Seddon died at sea and William Hall-Jones was acting Prime Minister in his absence at the time.

== Candidates ==

=== Joseph Ward ===
Ward had been a Member of Parliament since 1887 and had been a part of the cabinets of both John Ballance and Richard Seddon. Most saw Ward as Seddon's natural heir. Of all the Liberal MPs, he was the most well known to the public a trait necessary for re-election.

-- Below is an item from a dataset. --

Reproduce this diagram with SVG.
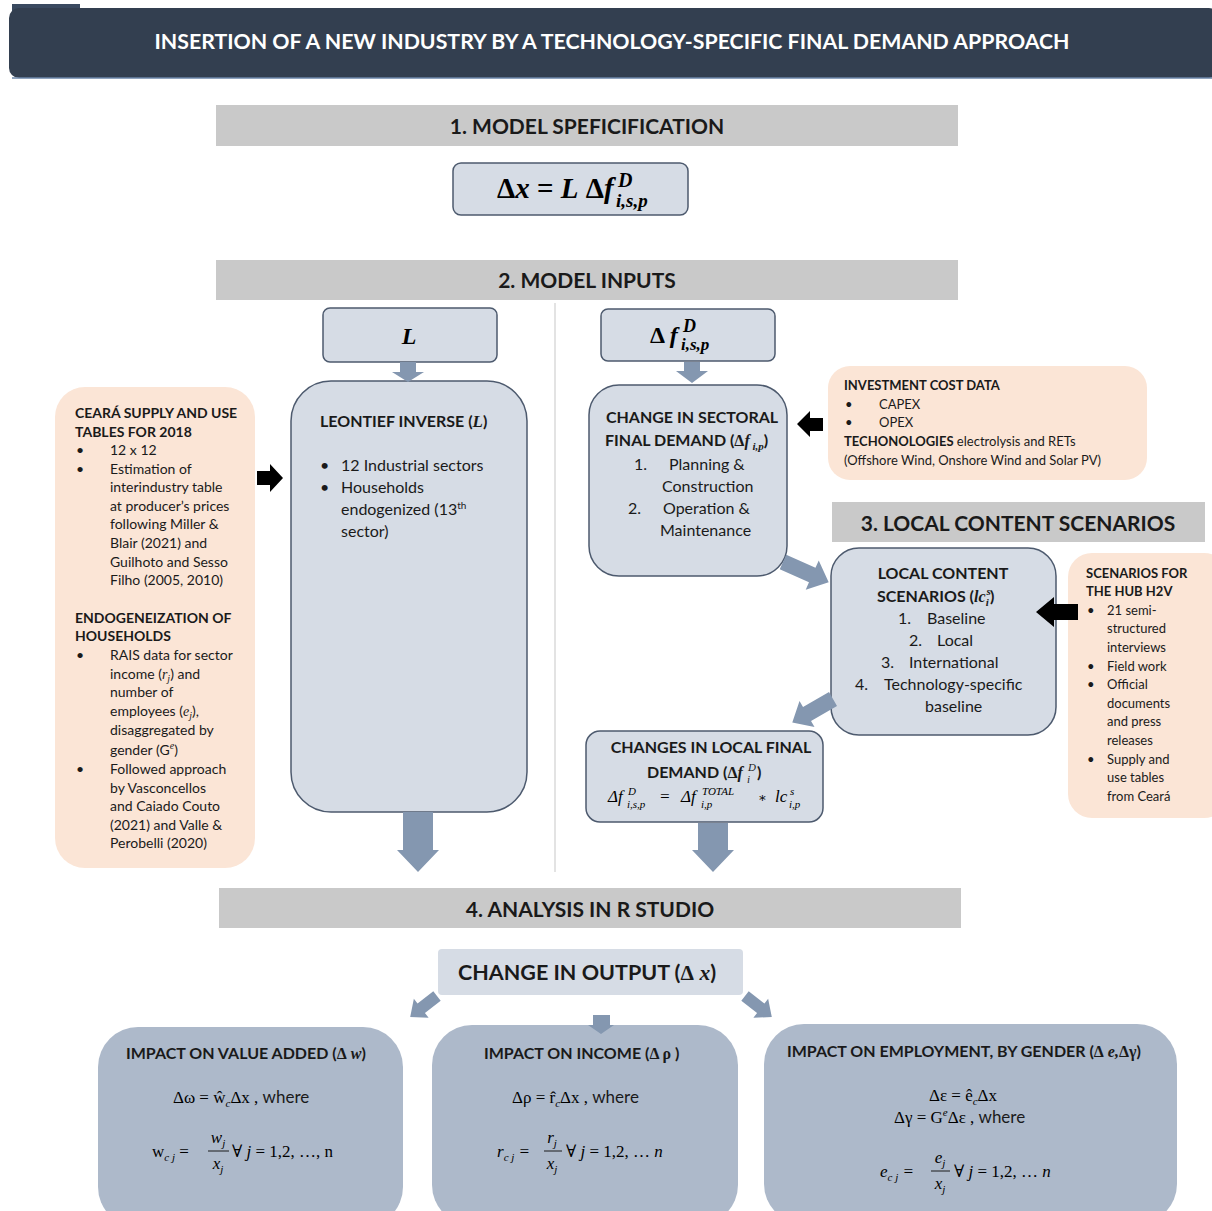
<svg xmlns="http://www.w3.org/2000/svg" width="1212" height="1211" viewBox="0 0 1212 1211">
<style>
.t{font-family:Lato,"Open Sans","Liberation Sans",sans-serif;fill:#1a1a1a}
.b{font-weight:bold}
.m{font-family:"Liberation Serif","DejaVu Serif",serif;font-style:italic}
.mu{font-family:"Liberation Serif","DejaVu Serif",serif}
.hdr{fill:#C9C9C9}
.box{fill:#D6DCE5;stroke:#4D5A6E;stroke-width:1.5}
.peach{fill:#FBE5D6}
.bot{fill:#ADB9CA}
.arr{fill:#8497B0}
.blk{fill:#000}
</style>
<rect width="1212" height="1211" fill="#fff"/>
<g id="title">
<rect x="12" y="4" width="68" height="8" fill="#3a4a60"/>
<rect x="9" y="8" width="1210" height="70" rx="10" fill="#333F50"/>
<line x1="12" y1="78" x2="1212" y2="78" stroke="#6b86a8" stroke-width="1.5"/>
<text x="612" y="49" text-anchor="middle" class="t b" style="fill:#fff" font-size="20" textLength="915" lengthAdjust="spacingAndGlyphs">INSERTION OF A NEW INDUSTRY BY A TECHNOLOGY-SPECIFIC FINAL DEMAND APPROACH</text>
</g>
<g id="sec1">
<rect x="216" y="105" width="742" height="41" class="hdr"/>
<text x="587" y="134" text-anchor="middle" class="t b" font-size="21">1. MODEL SPEFICIFICATION</text>
</g>
<g id="formula-main">
<rect x="453" y="163" width="235" height="52" rx="8" class="box"/>
<text x="497" y="198" class="mu b" font-size="29">Δ<tspan class="m">x</tspan> = <tspan class="m">L</tspan> Δ<tspan class="m">f</tspan></text>
<text x="618" y="187" class="m b" font-size="20">D</text>
<text x="616" y="207" class="m b" font-size="19">i,s,p</text>
</g>
<g id="sec2">
<rect x="216" y="260" width="742" height="40" class="hdr"/>
<text x="587" y="288" text-anchor="middle" class="t b" font-size="21">2. MODEL INPUTS</text>
</g>
<line x1="555" y1="303" x2="555" y2="872" stroke="#E3E3E3" stroke-width="2"/>
<g id="node-L">
<rect x="323" y="308" width="174" height="54" rx="7" class="box"/>
<text x="409" y="344" text-anchor="middle" class="m b" font-size="24">L</text>
</g>
<g id="node-df">
<rect x="601" y="309" width="174" height="52" rx="7" class="box"/>
<text x="650" y="343" class="mu b" font-size="24">Δ <tspan class="m">f</tspan></text>
<text x="683" y="332" class="m b" font-size="18">D</text>
<text x="681" y="350" class="m b" font-size="17">i,s,p</text>
</g>
<g id="node-leontief">
<rect x="291" y="381" width="236" height="431" rx="40" class="box"/>
<text x="320" y="427" class="t b" font-size="16">LEONTIEF INVERSE (<tspan class="m" font-size="17">L</tspan>)</text>
<text x="320" y="471" class="t" font-size="16">•</text>
<text x="341" y="471" class="t" font-size="16">12 Industrial sectors</text>
<text x="320" y="493" class="t" font-size="16">•</text>
<text x="341" y="493" class="t" font-size="16">Households</text>
<text x="341" y="515" class="t" font-size="16">endogenized (13<tspan font-size="10" dy="-6">th</tspan></text>
<text x="341" y="537" class="t" font-size="16">sector)</text>
</g>
<g id="node-ceara">
<rect x="55" y="387" width="200" height="481" rx="30" class="peach"/>
<g class="t" font-size="14">
<text x="75" y="418" class="b">CEARÁ SUPPLY AND USE</text>
<text x="75" y="437" class="b">TABLES FOR 2018</text>
<text x="76" y="455">•</text><text x="110" y="455">12 x 12</text>
<text x="76" y="474">•</text><text x="110" y="474">Estimation of</text>
<text x="110" y="492">interindustry table</text>
<text x="110" y="511">at producer’s prices</text>
<text x="110" y="529">following Miller &amp;</text>
<text x="110" y="548">Blair (2021) and</text>
<text x="110" y="567">Guilhoto and Sesso</text>
<text x="110" y="585">Filho (2005, 2010)</text>
<text x="75" y="623" class="b">ENDOGENEIZATION OF</text>
<text x="75" y="641" class="b">HOUSEHOLDS</text>
<text x="76" y="660">•</text><text x="110" y="660">RAIS data for sector</text>
<text x="110" y="679">income (<tspan class="m">r<tspan font-size="10" dy="3">j</tspan></tspan><tspan dy="-3">) and</tspan></text>
<text x="110" y="697">number of</text>
<text x="110" y="716">employees (<tspan class="m">e<tspan font-size="10" dy="3">j</tspan></tspan><tspan dy="-3">),</tspan></text>
<text x="110" y="735">disaggregated by</text>
<text x="110" y="755">gender (G<tspan class="m" font-size="10" dy="-6">e</tspan><tspan dy="6">)</tspan></text>
<text x="76" y="774">•</text><text x="110" y="774">Followed approach</text>
<text x="110" y="793">by Vasconcellos</text>
<text x="110" y="811">and Caiado Couto</text>
<text x="110" y="830">(2021) and Valle &amp;</text>
<text x="110" y="848">Perobelli (2020)</text>
</g>
</g>
<g id="node-sectoral">
<rect x="589" y="385" width="198" height="191" rx="30" class="box"/>
<g class="t" font-size="16">
<text x="692" y="423" text-anchor="middle" class="b">CHANGE IN SECTORAL</text>
<text x="605" y="446" class="b">FINAL DEMAND (<tspan class="mu">Δ</tspan><tspan class="m">f</tspan><tspan class="m" font-size="11" dy="4"> i,p</tspan><tspan dy="-4">)</tspan></text>
<text x="634" y="470">1.</text><text x="669" y="470">Planning &amp;</text>
<text x="662" y="492">Construction</text>
<text x="628" y="514">2.</text><text x="663" y="514">Operation &amp;</text>
<text x="660" y="536">Maintenance</text>
</g>
</g>
<g id="node-investment">
<rect x="828" y="366" width="319" height="114" rx="22" class="peach"/>
<g class="t" font-size="13">
<text x="844" y="390" class="b">INVESTMENT COST DATA</text>
<text x="845" y="409">•</text><text x="879" y="409">CAPEX</text>
<text x="845" y="427">•</text><text x="879" y="427">OPEX</text>
<text x="844" y="446"><tspan class="b">TECHONOLOGIES</tspan> electrolysis and RETs</text>
<text x="844" y="465">(Offshore Wind, Onshore Wind and Solar PV)</text>
</g>
</g>
<g id="sec3">
<rect x="832" y="502" width="373" height="40" class="hdr"/>
<text x="1018" y="531" text-anchor="middle" class="t b" font-size="21">3. LOCAL CONTENT SCENARIOS</text>
</g>
<g id="node-localcontent">
<rect x="831" y="548" width="225" height="187" rx="28" class="box"/>
<g class="t" font-size="16">
<text x="943" y="579" text-anchor="middle" class="b">LOCAL CONTENT</text>
<text x="877" y="602" class="b">SCENARIOS (<tspan class="m">lc</tspan><tspan class="m" font-size="11" dx="1" dy="-7">s</tspan><tspan class="m" font-size="11" dx="-5" dy="11">i</tspan><tspan dx="1" dy="-4">)</tspan></text>
<text x="898" y="624">1.</text><text x="927" y="624">Baseline</text>
<text x="909" y="646">2.</text><text x="937" y="646">Local</text>
<text x="881" y="668">3.</text><text x="909" y="668">International</text>
<text x="855" y="690">4.</text><text x="884" y="690">Technology-specific</text>
<text x="925" y="712">baseline</text>
</g>
</g>
<g id="node-hub">
<rect x="1068" y="553" width="160" height="265" rx="24" class="peach"/>
<g class="t" font-size="13">
<text x="1086" y="578" class="b">SCENARIOS FOR</text>
<text x="1086" y="596" class="b">THE HUB H2V</text>
<text x="1087" y="615">•</text><text x="1107" y="615">21 semi-</text>
<text x="1107" y="633">structured</text>
<text x="1107" y="652">interviews</text>
<text x="1087" y="671">•</text><text x="1107" y="671">Field work</text>
<text x="1087" y="689">•</text><text x="1107" y="689">Official</text>
<text x="1107" y="708">documents</text>
<text x="1107" y="726">and press</text>
<text x="1107" y="745">releases</text>
<text x="1087" y="764">•</text><text x="1107" y="764">Supply and</text>
<text x="1107" y="782">use tables</text>
<text x="1107" y="801">from Ceará</text>
</g>
</g>
<g id="node-localfd">
<rect x="586" y="731" width="237" height="91" rx="14" class="box"/>
<g class="t" font-size="16">
<text x="711" y="753" text-anchor="middle" class="b">CHANGES IN LOCAL FINAL</text>
<text x="647" y="778" class="b">DEMAND (<tspan class="mu">Δ</tspan><tspan class="m">f</tspan></text>
<text x="748" y="771" class="m" font-size="11">D</text>
<text x="747" y="783" class="m" font-size="11">i</text>
<text x="757" y="778" class="t b" font-size="16">)</text>
</g>
<g class="m" font-size="17">
<text x="608" y="802"><tspan class="mu">Δ</tspan>f</text>
<text x="628" y="795" font-size="11">D</text>
<text x="627" y="808" font-size="11">i,s,p</text>
<text x="659" y="802" class="mu">=</text>
<text x="681" y="802"><tspan class="mu">Δ</tspan>f</text>
<text x="702" y="795" font-size="11">TOTAL</text>
<text x="701" y="808" font-size="11">i,p</text>
<text x="758" y="802" class="mu" font-size="13">∗</text>
<text x="775" y="802">lc</text>
<text x="790" y="795" font-size="11">s</text>
<text x="789" y="808" font-size="11">i,p</text>
</g>
</g>
<g id="sec4">
<rect x="219" y="888" width="742" height="40" class="hdr"/>
<text x="590" y="917" text-anchor="middle" class="t b" font-size="21">4. ANALYSIS IN R STUDIO</text>
</g>
<g id="node-output">
<rect x="438" y="949" width="305" height="46" rx="4" fill="#D6DCE5"/>
<text x="458" y="980" class="t b" font-size="21.5">CHANGE IN OUTPUT (<tspan class="mu">Δ</tspan><tspan class="m"> x</tspan>)</text>
</g>
<g id="node-va">
<rect x="98" y="1027" width="305" height="200" rx="40" class="bot"/>
<text x="126" y="1059" class="t b" font-size="16">IMPACT ON VALUE ADDED (<tspan class="mu">Δ</tspan><tspan class="m"> w</tspan>)</text>
<text x="173" y="1103" class="mu" font-size="17">Δω =  ŵ<tspan font-size="11" dy="4" class="m">c</tspan><tspan dy="-4">Δx , </tspan><tspan class="t">where</tspan></text>
<text x="152" y="1157" class="mu" font-size="17">w<tspan class="m" font-size="11" dy="4">c j</tspan><tspan dy="-4"> =</tspan></text>
<text x="218" y="1143" text-anchor="middle" class="m" font-size="17">w<tspan font-size="11" dy="4">j</tspan></text>
<line x1="208" y1="1151" x2="229" y2="1151" stroke="#1a1a1a" stroke-width="1"/>
<text x="218" y="1169" text-anchor="middle" class="m" font-size="17">x<tspan font-size="11" dy="4">j</tspan></text>
<text x="232" y="1157" class="mu" font-size="17">∀ <tspan class="m">j</tspan> = 1,2, …, n</text>
</g>
<g id="node-income">
<rect x="432" y="1025" width="306" height="200" rx="40" class="bot"/>
<text x="484" y="1059" class="t b" font-size="16">IMPACT ON INCOME (<tspan class="mu">Δ ρ</tspan> )</text>
<text x="512" y="1103" class="mu" font-size="17">Δρ =  r̂<tspan font-size="11" dy="4" class="m">c</tspan><tspan dy="-4">Δx , </tspan><tspan class="t">where</tspan></text>
<text x="497" y="1157" class="m" font-size="17">r<tspan font-size="11" dy="4">c j</tspan><tspan class="mu" dy="-4"> =</tspan></text>
<text x="552" y="1143" text-anchor="middle" class="m" font-size="17">r<tspan font-size="11" dy="4">j</tspan></text>
<line x1="544" y1="1151" x2="562" y2="1151" stroke="#1a1a1a" stroke-width="1"/>
<text x="552" y="1169" text-anchor="middle" class="m" font-size="17">x<tspan font-size="11" dy="4">j</tspan></text>
<text x="566" y="1157" class="mu" font-size="17">∀ <tspan class="m">j</tspan> = 1,2, … <tspan class="m">n</tspan></text>
</g>
<g id="node-employment">
<rect x="764" y="1024" width="413" height="200" rx="40" class="bot"/>
<text x="787" y="1057" class="t b" font-size="16">IMPACT ON EMPLOYMENT, BY GENDER (<tspan class="mu">Δ</tspan><tspan class="m"> e,</tspan><tspan class="mu">Δγ</tspan>)</text>
<text x="929" y="1101" class="mu" font-size="17">Δε =  ê<tspan font-size="11" dy="4" class="m">c</tspan><tspan dy="-4">Δx</tspan></text>
<text x="894" y="1123" class="mu" font-size="17">Δγ =  G<tspan font-size="11" dy="-7" class="m">e</tspan><tspan dy="7">Δε ,  </tspan><tspan class="t">where</tspan></text>
<text x="880" y="1177" class="m" font-size="17">e<tspan font-size="11" dy="4">c j</tspan><tspan class="mu" dy="-4"> =</tspan></text>
<text x="940" y="1163" text-anchor="middle" class="m" font-size="17">e<tspan font-size="11" dy="4">j</tspan></text>
<line x1="931" y1="1171" x2="950" y2="1171" stroke="#1a1a1a" stroke-width="1"/>
<text x="940" y="1189" text-anchor="middle" class="m" font-size="17">x<tspan font-size="11" dy="4">j</tspan></text>
<text x="954" y="1177" class="mu" font-size="17">∀ <tspan class="m">j</tspan> = 1,2, … <tspan class="m">n</tspan></text>
</g>
<g id="connectors">
<polygon class="arr" points="400,362 416,362 416,372 424,372 408,382 392,372 400,372"/>
<polygon class="arr" points="403,812 433,812 433,850 439,850 418,872 397,850 403,850"/>
<polygon class="arr" points="684,362 700,362 700,371 708,371 692,383 676,371 684,371"/>
<polygon class="arr" points="0,-8 32,-8 32,-16 50,0 32,16 32,8 0,8" transform="translate(783,562) rotate(24)"/>
<polygon class="arr" points="0,-8 30,-8 30,-15 47,0 30,15 30,8 0,8" transform="translate(833,699) rotate(150)"/>
<polygon class="arr" points="698,823 728,823 728,850 734,850 713,872 692,850 698,850"/>
<polygon class="arr" points="0,-6 20,-6 20,-12 34,0 20,12 20,6 0,6" transform="translate(437,996) rotate(142)"/>
<polygon class="arr" points="593,1015 610,1015 610,1025 614,1025 601,1034 588,1025 593,1025"/>
<polygon class="arr" points="0,-6 20,-6 20,-12 34,0 20,12 20,6 0,6" transform="translate(745,996) rotate(38)"/>
<polygon class="blk" points="257,471 270,471 270,464 283,478 270,492 270,485 257,485"/>
<polygon class="blk" points="823,418 810,418 810,411 797,424 810,437 810,431 823,431"/>
<polygon class="blk" points="1078,604 1054,604 1054,597 1036,612 1054,627 1054,620 1078,620"/>
</g>
</svg>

=== William Hall-Jones ===
Hall-Jones had been left in an awkward position following Seddon's death. While Seddon was in Australia and Ward was in Britain, he was acting Prime Minister. In the confusion following Seddon's death, he informed the Governor General that he had formed a new ministry, near identical to Seddon's, and would only act as Premier until the Liberal caucus elected a new leader. This did nothing to stop speculation in the press that Hall-Jones might abstain from relinquishing power as Seddon had done before him. Ultimately he did not accept nomination for the leadership.

==Result==
As Ward was the only officially nominated candidate, Ward was elected unopposed as leader by the caucus. Hall-Jones continued as acting leader and Prime Minister until Ward returned to New Zealand.

== Aftermath ==
Ward would remain the leader of the Liberal Party until he relinquished the role in 1912, following the disappointing result of the 1911 election.